# What to do
Only the lines from the line containing "Generate a standalone" through the line containing "The picture is" should be reproduced, please, with no pictures.

# Extracted entries
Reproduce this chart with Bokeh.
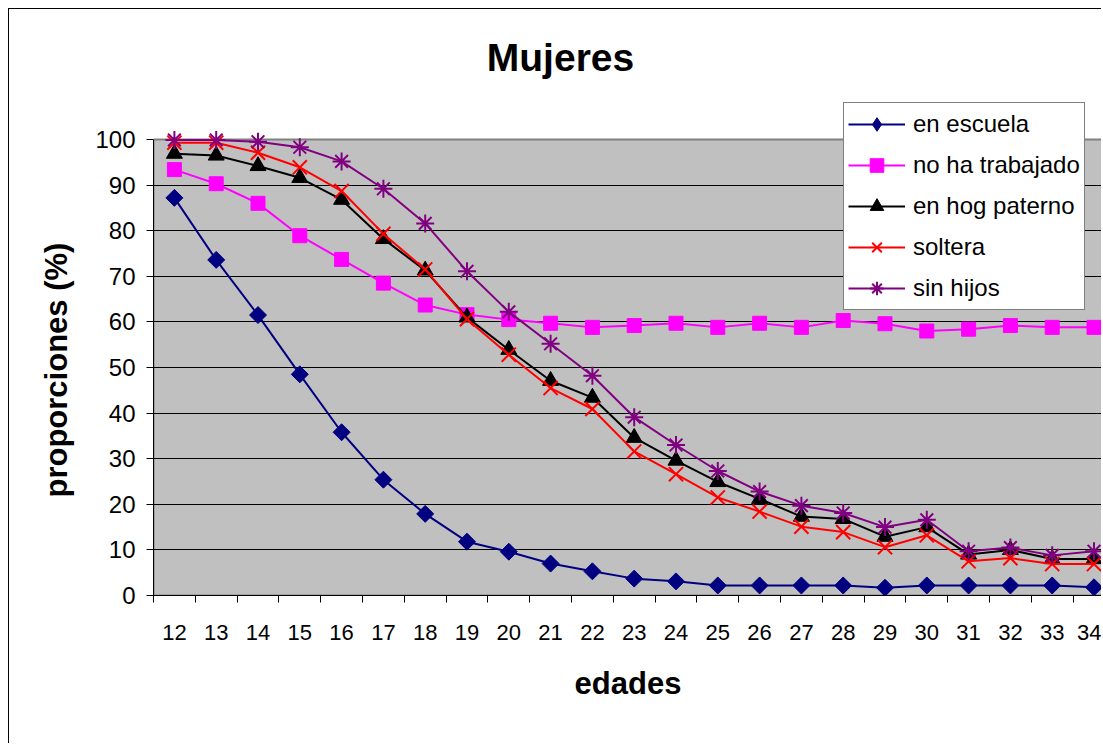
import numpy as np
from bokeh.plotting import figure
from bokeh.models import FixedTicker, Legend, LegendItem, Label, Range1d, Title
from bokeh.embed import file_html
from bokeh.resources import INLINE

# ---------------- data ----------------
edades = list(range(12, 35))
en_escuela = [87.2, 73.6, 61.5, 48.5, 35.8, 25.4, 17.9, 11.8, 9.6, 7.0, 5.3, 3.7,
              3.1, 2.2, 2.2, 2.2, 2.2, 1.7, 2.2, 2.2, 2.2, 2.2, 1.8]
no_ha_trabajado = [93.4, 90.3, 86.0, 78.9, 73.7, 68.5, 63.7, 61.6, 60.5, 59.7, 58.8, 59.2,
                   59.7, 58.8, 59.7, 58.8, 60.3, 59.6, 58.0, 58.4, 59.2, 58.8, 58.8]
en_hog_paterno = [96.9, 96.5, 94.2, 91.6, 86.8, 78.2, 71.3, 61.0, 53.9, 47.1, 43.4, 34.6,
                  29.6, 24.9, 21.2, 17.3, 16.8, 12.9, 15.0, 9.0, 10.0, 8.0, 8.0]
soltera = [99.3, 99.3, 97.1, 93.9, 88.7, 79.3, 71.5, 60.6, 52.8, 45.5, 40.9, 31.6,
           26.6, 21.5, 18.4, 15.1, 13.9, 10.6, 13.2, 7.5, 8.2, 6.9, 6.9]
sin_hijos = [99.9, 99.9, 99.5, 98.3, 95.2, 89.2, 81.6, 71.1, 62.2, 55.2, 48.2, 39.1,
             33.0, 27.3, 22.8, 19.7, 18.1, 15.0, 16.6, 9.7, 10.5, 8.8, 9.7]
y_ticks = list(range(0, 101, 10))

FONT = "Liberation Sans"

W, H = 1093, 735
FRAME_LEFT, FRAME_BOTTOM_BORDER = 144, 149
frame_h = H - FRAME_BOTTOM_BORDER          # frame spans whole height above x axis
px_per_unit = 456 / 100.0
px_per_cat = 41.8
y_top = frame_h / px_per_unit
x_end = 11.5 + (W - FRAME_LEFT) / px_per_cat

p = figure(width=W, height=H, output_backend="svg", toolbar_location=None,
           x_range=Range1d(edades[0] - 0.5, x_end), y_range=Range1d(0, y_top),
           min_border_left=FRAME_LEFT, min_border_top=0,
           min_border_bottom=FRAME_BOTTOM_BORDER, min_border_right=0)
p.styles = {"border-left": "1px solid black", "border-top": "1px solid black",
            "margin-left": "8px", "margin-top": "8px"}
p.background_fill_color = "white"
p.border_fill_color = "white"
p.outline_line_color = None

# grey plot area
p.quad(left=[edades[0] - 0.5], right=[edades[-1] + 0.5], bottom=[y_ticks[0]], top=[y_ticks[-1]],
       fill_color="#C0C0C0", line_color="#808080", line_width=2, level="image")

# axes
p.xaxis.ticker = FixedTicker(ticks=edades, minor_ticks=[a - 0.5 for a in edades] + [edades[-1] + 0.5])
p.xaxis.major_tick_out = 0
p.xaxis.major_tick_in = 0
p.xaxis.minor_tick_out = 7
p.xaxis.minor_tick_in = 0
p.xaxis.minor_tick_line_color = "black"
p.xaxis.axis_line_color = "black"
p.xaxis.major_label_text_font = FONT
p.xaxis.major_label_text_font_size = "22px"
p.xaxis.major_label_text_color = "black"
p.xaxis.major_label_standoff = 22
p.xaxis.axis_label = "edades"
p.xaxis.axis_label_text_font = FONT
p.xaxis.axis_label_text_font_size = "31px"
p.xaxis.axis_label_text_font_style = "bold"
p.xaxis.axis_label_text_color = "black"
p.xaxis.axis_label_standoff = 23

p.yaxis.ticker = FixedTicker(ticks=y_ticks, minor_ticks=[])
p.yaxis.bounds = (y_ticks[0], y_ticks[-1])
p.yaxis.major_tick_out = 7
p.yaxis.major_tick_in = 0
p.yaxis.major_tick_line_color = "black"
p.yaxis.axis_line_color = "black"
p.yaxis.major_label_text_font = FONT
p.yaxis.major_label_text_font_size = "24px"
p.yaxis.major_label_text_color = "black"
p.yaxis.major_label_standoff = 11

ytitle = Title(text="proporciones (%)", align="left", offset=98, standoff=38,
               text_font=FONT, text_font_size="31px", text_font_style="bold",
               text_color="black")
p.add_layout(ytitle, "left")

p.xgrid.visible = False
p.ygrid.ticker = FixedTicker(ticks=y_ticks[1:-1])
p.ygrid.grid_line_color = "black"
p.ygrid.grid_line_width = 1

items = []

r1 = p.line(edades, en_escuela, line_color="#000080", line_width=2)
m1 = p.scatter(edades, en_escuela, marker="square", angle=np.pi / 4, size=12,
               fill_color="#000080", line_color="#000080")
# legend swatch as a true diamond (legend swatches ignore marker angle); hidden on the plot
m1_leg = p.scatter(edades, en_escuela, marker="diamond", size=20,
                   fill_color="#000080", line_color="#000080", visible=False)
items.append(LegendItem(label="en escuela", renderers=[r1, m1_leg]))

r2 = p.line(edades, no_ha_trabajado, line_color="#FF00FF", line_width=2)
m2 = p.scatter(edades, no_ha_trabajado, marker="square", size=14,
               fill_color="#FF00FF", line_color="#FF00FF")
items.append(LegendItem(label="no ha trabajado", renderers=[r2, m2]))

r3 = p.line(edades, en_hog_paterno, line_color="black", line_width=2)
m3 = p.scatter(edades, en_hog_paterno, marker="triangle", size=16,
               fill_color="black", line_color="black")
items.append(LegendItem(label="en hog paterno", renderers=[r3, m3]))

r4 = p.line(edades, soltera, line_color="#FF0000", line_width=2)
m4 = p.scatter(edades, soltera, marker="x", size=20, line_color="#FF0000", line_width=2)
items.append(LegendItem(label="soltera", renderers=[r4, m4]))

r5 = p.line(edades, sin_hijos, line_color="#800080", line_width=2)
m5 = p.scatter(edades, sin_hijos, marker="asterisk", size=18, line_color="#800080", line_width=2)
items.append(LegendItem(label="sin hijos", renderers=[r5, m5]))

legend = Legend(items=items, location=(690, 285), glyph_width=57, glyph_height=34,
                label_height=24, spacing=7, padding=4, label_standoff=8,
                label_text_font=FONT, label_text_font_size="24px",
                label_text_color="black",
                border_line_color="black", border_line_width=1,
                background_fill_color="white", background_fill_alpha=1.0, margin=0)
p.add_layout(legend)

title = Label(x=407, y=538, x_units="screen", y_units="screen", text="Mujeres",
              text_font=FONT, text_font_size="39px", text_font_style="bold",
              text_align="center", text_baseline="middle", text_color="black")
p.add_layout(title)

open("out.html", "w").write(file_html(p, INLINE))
==
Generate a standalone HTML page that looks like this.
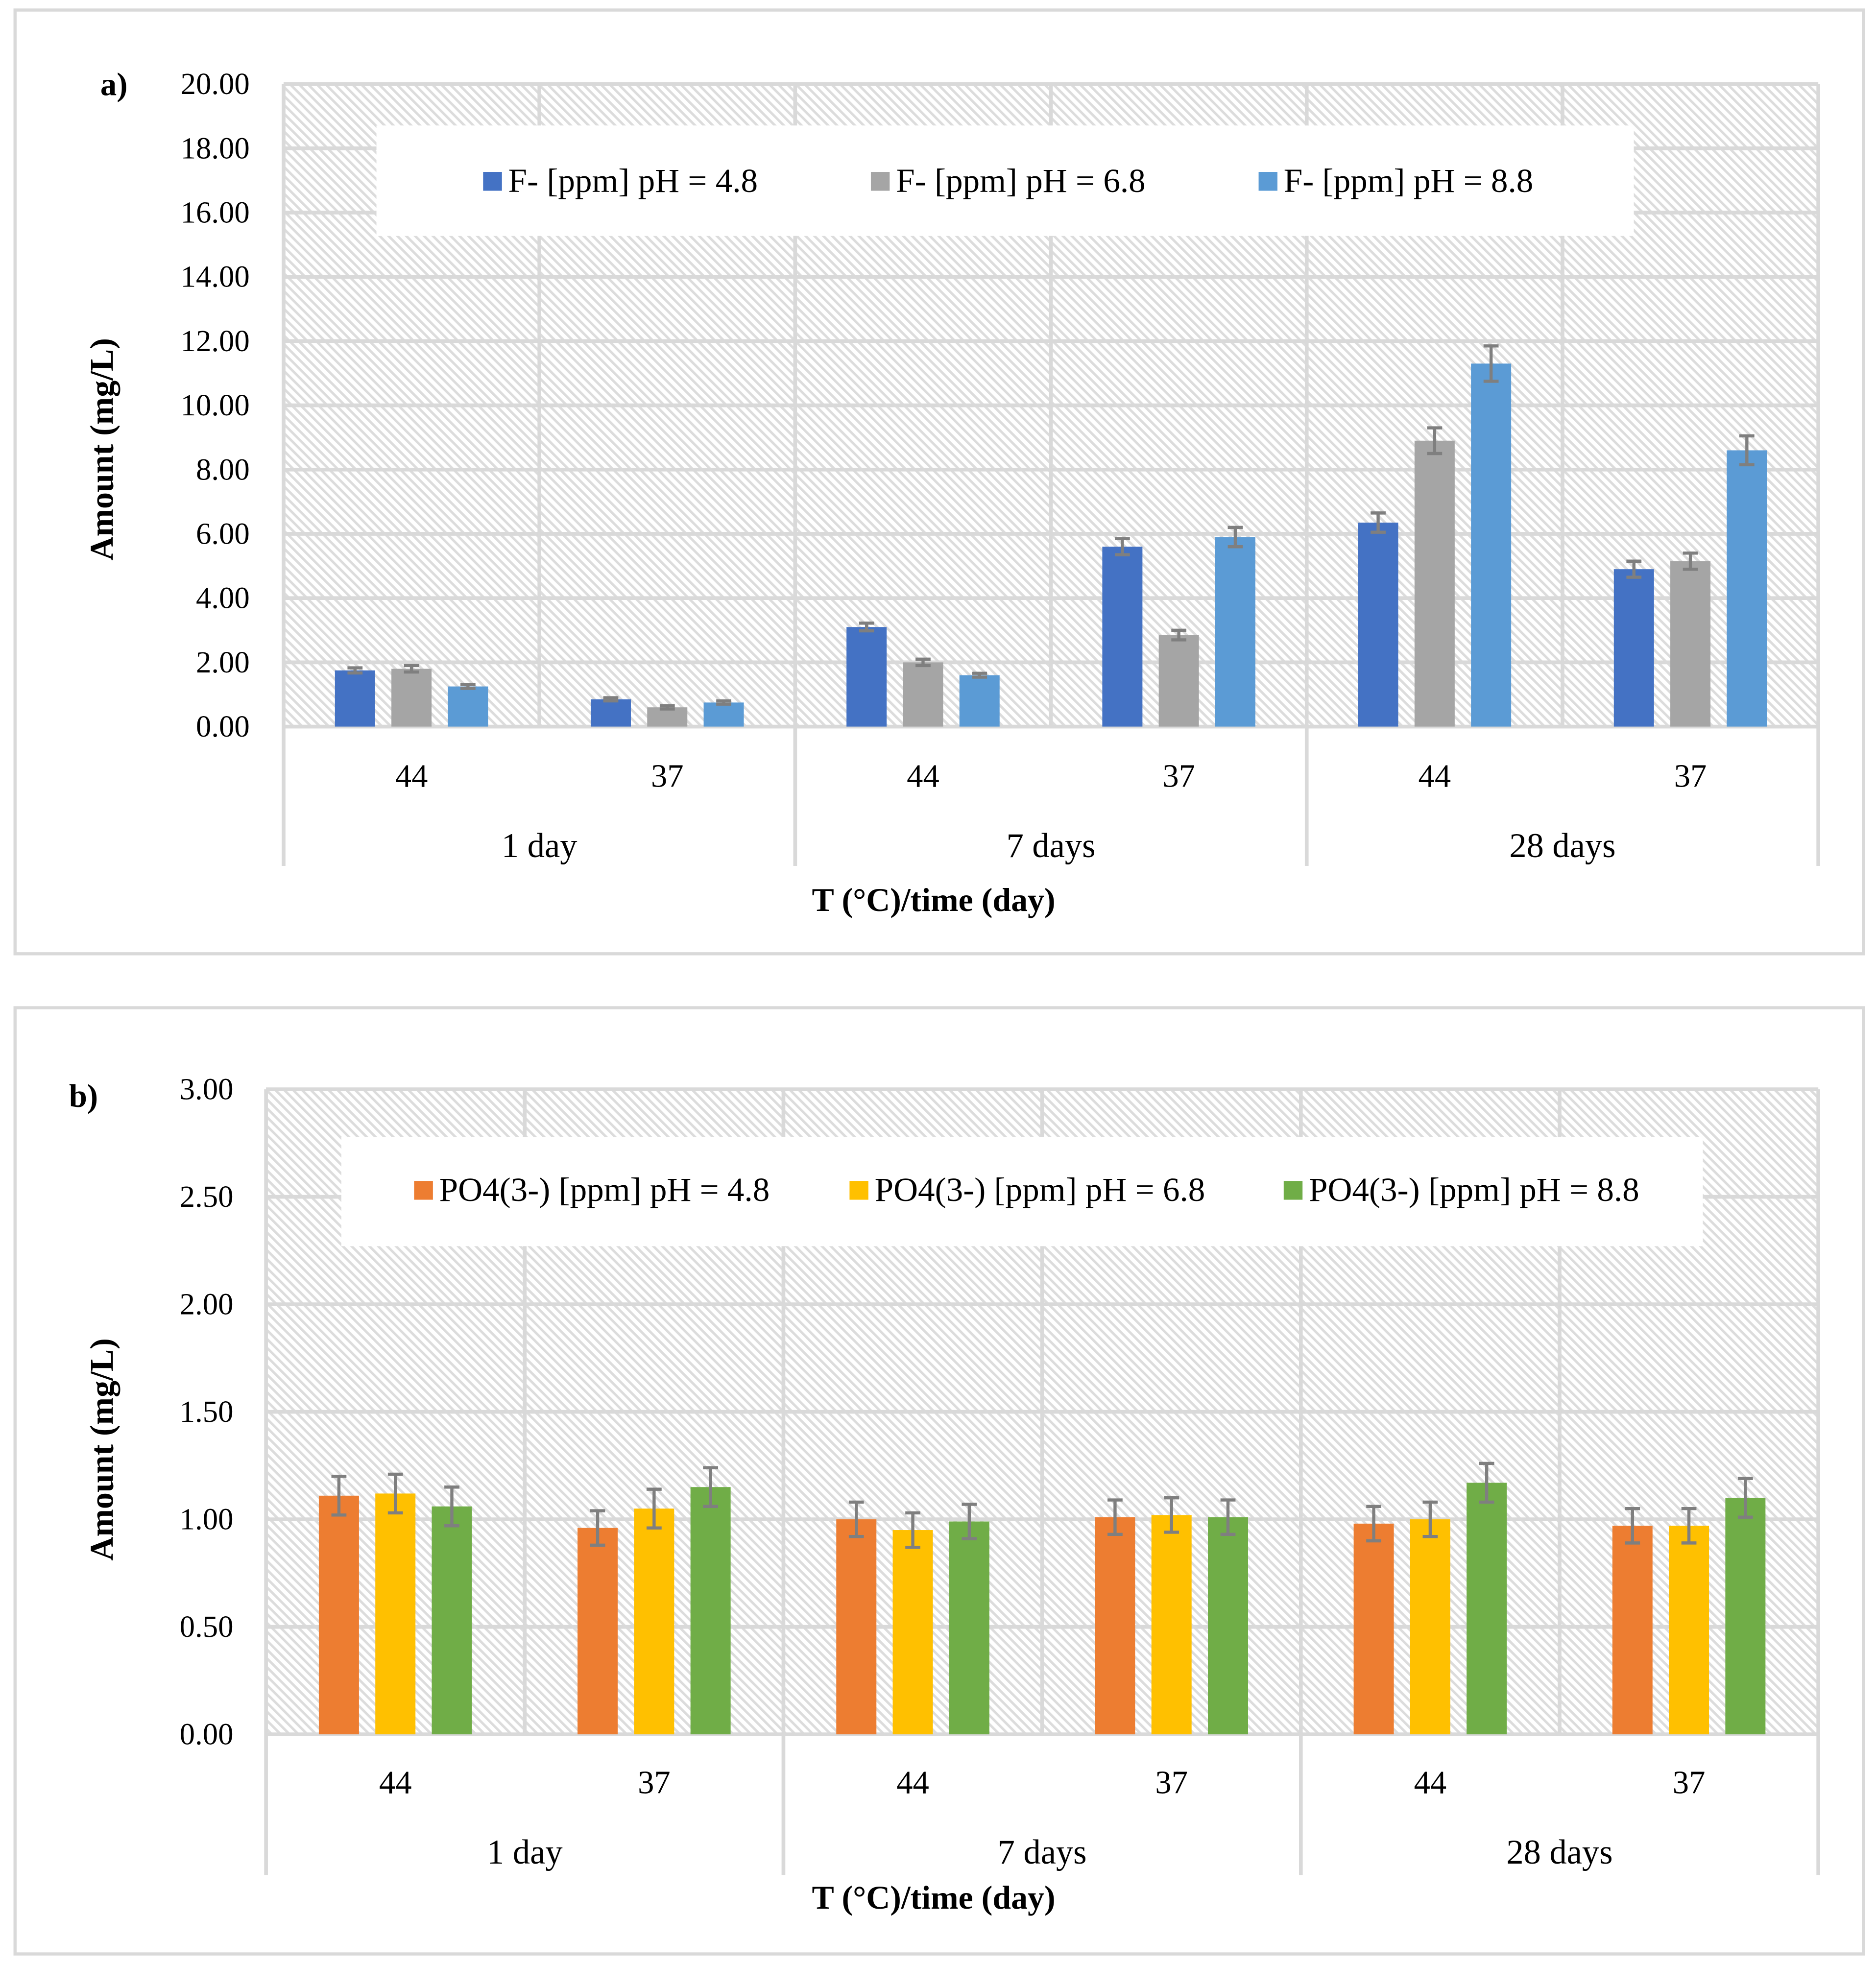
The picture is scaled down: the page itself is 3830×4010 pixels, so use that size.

# Output
Generate a standalone HTML page that looks like this.
The picture is scaled down: the page itself is 3830×4010 pixels, so use that size.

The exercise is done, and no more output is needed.